> _Dataset section_
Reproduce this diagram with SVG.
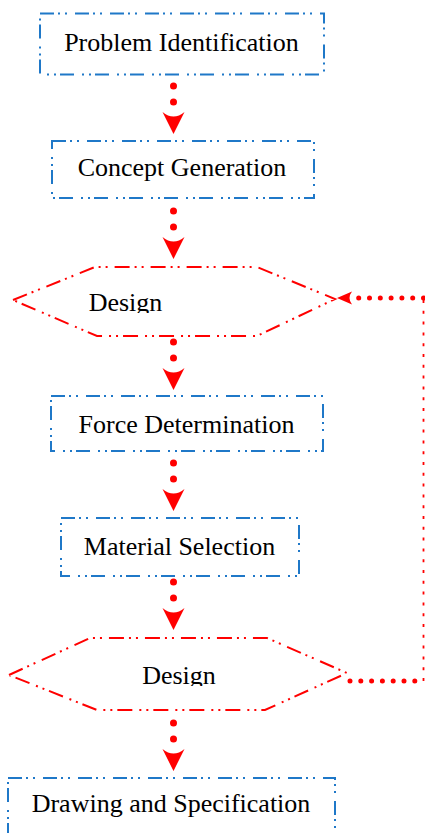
<svg xmlns="http://www.w3.org/2000/svg" width="425" height="833" viewBox="0 0 425 833">
<style>
.box{fill:#fff;stroke:#1f78c8;stroke-width:2;stroke-dasharray:14 4 2 5 2 8}
.hex{fill:#fff;stroke:#ff0000;stroke-width:2;stroke-dasharray:15 5 2 5 2 7}
.lbl{font-family:"Liberation Serif","Times New Roman",serif;font-size:26px;fill:#000;text-anchor:middle}
.flow{fill:none;stroke:#ff0000;stroke-width:7;stroke-linecap:round;stroke-dasharray:0 16}
.fb{fill:none;stroke:#ff0000;stroke-width:5;stroke-linecap:round;stroke-dasharray:0 10.8}
.fbv{fill:none;stroke:#ff0000;stroke-width:1.8;stroke-dasharray:3 7.8}
</style>
<defs>
<marker id="ah" markerUnits="userSpaceOnUse" viewBox="0 -12 24 24" markerWidth="24" markerHeight="24" refX="6" refY="0" orient="auto">
<path d="M0,-11 Q9,0 0,11 L22,0 Z" fill="#ff0000"/>
</marker>
<marker id="ahs" markerUnits="userSpaceOnUse" viewBox="0 -8 16 16" markerWidth="16" markerHeight="16" refX="0" refY="0" orient="auto">
<path d="M0,-6.5 Q5,0 0,6.5 L15,0 Z" fill="#ff0000"/>
</marker>
<clipPath id="c1"><rect x="0" y="250" width="340" height="63"/></clipPath>
<clipPath id="c2"><rect x="0" y="630" width="350" height="56"/></clipPath>
</defs>

<g id="connectors">
<path class="flow" d="M173.5,86 V118" marker-end="url(#ah)"/>
<path class="flow" d="M173.5,211 V243" marker-end="url(#ah)"/>
<path class="flow" d="M173.5,342 V374" marker-end="url(#ah)"/>
<path class="flow" d="M173.5,463 V495" marker-end="url(#ah)"/>
<path class="flow" d="M173.5,582 V614" marker-end="url(#ah)"/>
<path class="flow" d="M173.5,723 V755" marker-end="url(#ah)"/>
<path class="fb" d="M350,681 H423.5"/>
<path class="fbv" d="M423.5,681 V298"/>
<path class="fb" d="M423.5,298 H352" marker-end="url(#ahs)"/>
</g>

<g id="problem-identification">
<rect class="box" x="40" y="13.5" width="284" height="61"/>
<text class="lbl" x="181.5" y="51">Problem Identification</text>
</g>
<g id="concept-generation">
<rect class="box" x="52" y="141" width="262" height="57"/>
<text class="lbl" x="182" y="176">Concept Generation</text>
</g>
<g id="design-1">
<polygon class="hex" points="13,300 95,267 257,267 335,299 257,336 97,336"/>
<text class="lbl" x="125.5" y="311" clip-path="url(#c1)">Design</text>
</g>
<g id="force-determination">
<rect class="box" x="51" y="396" width="272" height="55"/>
<text class="lbl" x="186.5" y="433">Force Determination</text>
</g>
<g id="material-selection">
<rect class="box" x="61" y="518" width="238" height="58"/>
<text class="lbl" x="179.5" y="555">Material Selection</text>
</g>
<g id="design-2">
<polygon class="hex" points="9,675 90,638 267,638 347,673 265,710 97,710"/>
<text class="lbl" x="179" y="684" clip-path="url(#c2)">Design</text>
</g>
<g id="drawing-specification">
<rect class="box" x="8" y="778" width="327" height="70"/>
<text class="lbl" x="171" y="812">Drawing and Specification</text>
</g>
</svg>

> _Given task_
Repeat the data above exactly, but not the pictures.

> _Output of the task_
Reproduce this diagram with SVG.
<svg xmlns="http://www.w3.org/2000/svg" width="425" height="833" viewBox="0 0 425 833">
<style>
.box{fill:#fff;stroke:#1f78c8;stroke-width:2;stroke-dasharray:14 4 2 5 2 8}
.hex{fill:#fff;stroke:#ff0000;stroke-width:2;stroke-dasharray:15 5 2 5 2 7}
.lbl{font-family:"Liberation Serif","Times New Roman",serif;font-size:26px;fill:#000;text-anchor:middle}
.flow{fill:none;stroke:#ff0000;stroke-width:7;stroke-linecap:round;stroke-dasharray:0 16}
.fb{fill:none;stroke:#ff0000;stroke-width:5;stroke-linecap:round;stroke-dasharray:0 10.8}
.fbv{fill:none;stroke:#ff0000;stroke-width:1.8;stroke-dasharray:3 7.8}
</style>
<defs>
<marker id="ah" markerUnits="userSpaceOnUse" viewBox="0 -12 24 24" markerWidth="24" markerHeight="24" refX="6" refY="0" orient="auto">
<path d="M0,-11 Q9,0 0,11 L22,0 Z" fill="#ff0000"/>
</marker>
<marker id="ahs" markerUnits="userSpaceOnUse" viewBox="0 -8 16 16" markerWidth="16" markerHeight="16" refX="0" refY="0" orient="auto">
<path d="M0,-6.5 Q5,0 0,6.5 L15,0 Z" fill="#ff0000"/>
</marker>
<clipPath id="c1"><rect x="0" y="250" width="340" height="63"/></clipPath>
<clipPath id="c2"><rect x="0" y="630" width="350" height="56"/></clipPath>
</defs>

<g id="connectors">
<path class="flow" d="M173.5,86 V118" marker-end="url(#ah)"/>
<path class="flow" d="M173.5,211 V243" marker-end="url(#ah)"/>
<path class="flow" d="M173.5,342 V374" marker-end="url(#ah)"/>
<path class="flow" d="M173.5,463 V495" marker-end="url(#ah)"/>
<path class="flow" d="M173.5,582 V614" marker-end="url(#ah)"/>
<path class="flow" d="M173.5,723 V755" marker-end="url(#ah)"/>
<path class="fb" d="M350,681 H423.5"/>
<path class="fbv" d="M423.5,681 V298"/>
<path class="fb" d="M423.5,298 H352" marker-end="url(#ahs)"/>
</g>

<g id="problem-identification">
<rect class="box" x="40" y="13.5" width="284" height="61"/>
<text class="lbl" x="181.5" y="51">Problem Identification</text>
</g>
<g id="concept-generation">
<rect class="box" x="52" y="141" width="262" height="57"/>
<text class="lbl" x="182" y="176">Concept Generation</text>
</g>
<g id="design-1">
<polygon class="hex" points="13,300 95,267 257,267 335,299 257,336 97,336"/>
<text class="lbl" x="125.5" y="311" clip-path="url(#c1)">Design</text>
</g>
<g id="force-determination">
<rect class="box" x="51" y="396" width="272" height="55"/>
<text class="lbl" x="186.5" y="433">Force Determination</text>
</g>
<g id="material-selection">
<rect class="box" x="61" y="518" width="238" height="58"/>
<text class="lbl" x="179.5" y="555">Material Selection</text>
</g>
<g id="design-2">
<polygon class="hex" points="9,675 90,638 267,638 347,673 265,710 97,710"/>
<text class="lbl" x="179" y="684" clip-path="url(#c2)">Design</text>
</g>
<g id="drawing-specification">
<rect class="box" x="8" y="778" width="327" height="70"/>
<text class="lbl" x="171" y="812">Drawing and Specification</text>
</g>
</svg>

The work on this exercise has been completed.